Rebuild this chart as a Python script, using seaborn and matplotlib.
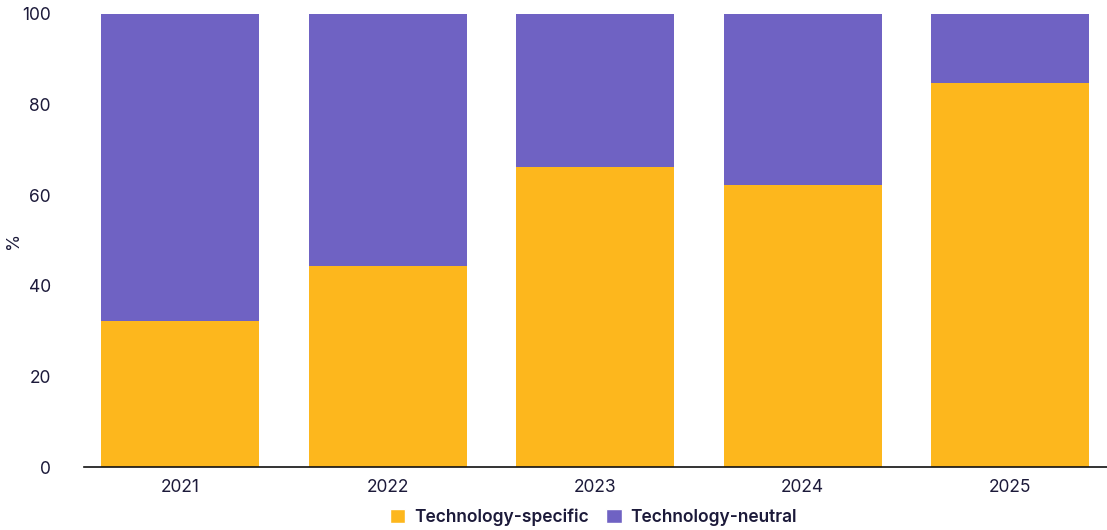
import matplotlib
matplotlib.use("Agg")
import matplotlib.pyplot as plt
import seaborn as sns
import pandas as pd
from matplotlib.patches import Patch

years = ["2021", "2022", "2023", "2024", "2025"]
tech_specific = [32.2, 44.4, 66.2, 62.3, 84.8]
tech_neutral = [100 - v for v in tech_specific]
y_ticks = [0, 20, 40, 60, 80, 100]

ORANGE = "#FDB71D"
PURPLE = "#6F62C3"
TEXT = "#1C1A3A"

sns.set_theme(style="white")
plt.rcParams["font.family"] = ["Inter", "DejaVu Sans"]

df = pd.DataFrame({
    "year": years,
    "specific": tech_specific,
    "neutral": tech_neutral,
})
df["total"] = df["specific"] + df["neutral"]

fig = plt.figure(figsize=(11.07, 5.30), dpi=100)
ax = fig.add_axes([84 / 1107, 63 / 530, (1107 - 84) / 1107, (467 - 14) / 530])

# Stacked bars: full-height neutral share behind, specific share in front
sns.barplot(data=df, x="year", y="total", color=PURPLE, width=0.762,
            saturation=1, linewidth=0, ax=ax)
sns.barplot(data=df, x="year", y="specific", color=ORANGE, width=0.762,
            saturation=1, linewidth=0, ax=ax)

ax.set_ylim(0, 100)
ax.set_xlim(-0.463, 4.467)
ax.set_yticks(y_ticks)
ax.set_yticklabels([str(t) for t in y_ticks], fontsize=12.5, color=TEXT)
ax.tick_params(axis="x", labelsize=12.5, colors=TEXT, length=0, pad=9)
ax.tick_params(axis="y", length=0, pad=24)
ax.set_xlabel("")
ax.set_ylabel("%", fontsize=12.5, color=TEXT)
ax.yaxis.set_label_coords(-62 / 1023, 0.5)

for side in ["top", "right", "left"]:
    ax.spines[side].set_visible(False)
ax.spines["bottom"].set_color("#111111")
ax.spines["bottom"].set_linewidth(1.2)

handles = [Patch(facecolor=ORANGE, label="Technology-specific"),
           Patch(facecolor=PURPLE, label="Technology-neutral")]
fig.legend(handles=handles, loc="lower center", bbox_to_anchor=(0.536, -0.022),
           ncol=2, frameon=False, handlelength=0.9, handleheight=0.9,
           handletextpad=0.5, columnspacing=1.0,
           prop={"size": 12.5, "weight": "semibold"}, labelcolor=TEXT)

fig.savefig("out.png", dpi=100)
================
Given exercise:
Write out each line of the listing above, exactly, from its first line to the line holding "ax = fig.add_axes([84", inclusive. Skip the pictures.

Problem solution:
Rebuild this chart as a Python script, using seaborn and matplotlib.
import matplotlib
matplotlib.use("Agg")
import matplotlib.pyplot as plt
import seaborn as sns
import pandas as pd
from matplotlib.patches import Patch

years = ["2021", "2022", "2023", "2024", "2025"]
tech_specific = [32.2, 44.4, 66.2, 62.3, 84.8]
tech_neutral = [100 - v for v in tech_specific]
y_ticks = [0, 20, 40, 60, 80, 100]

ORANGE = "#FDB71D"
PURPLE = "#6F62C3"
TEXT = "#1C1A3A"

sns.set_theme(style="white")
plt.rcParams["font.family"] = ["Inter", "DejaVu Sans"]

df = pd.DataFrame({
    "year": years,
    "specific": tech_specific,
    "neutral": tech_neutral,
})
df["total"] = df["specific"] + df["neutral"]

fig = plt.figure(figsize=(11.07, 5.30), dpi=100)
ax = fig.add_axes([84 / 1107, 63 / 530, (1107 - 84) / 1107, (467 - 14) / 530])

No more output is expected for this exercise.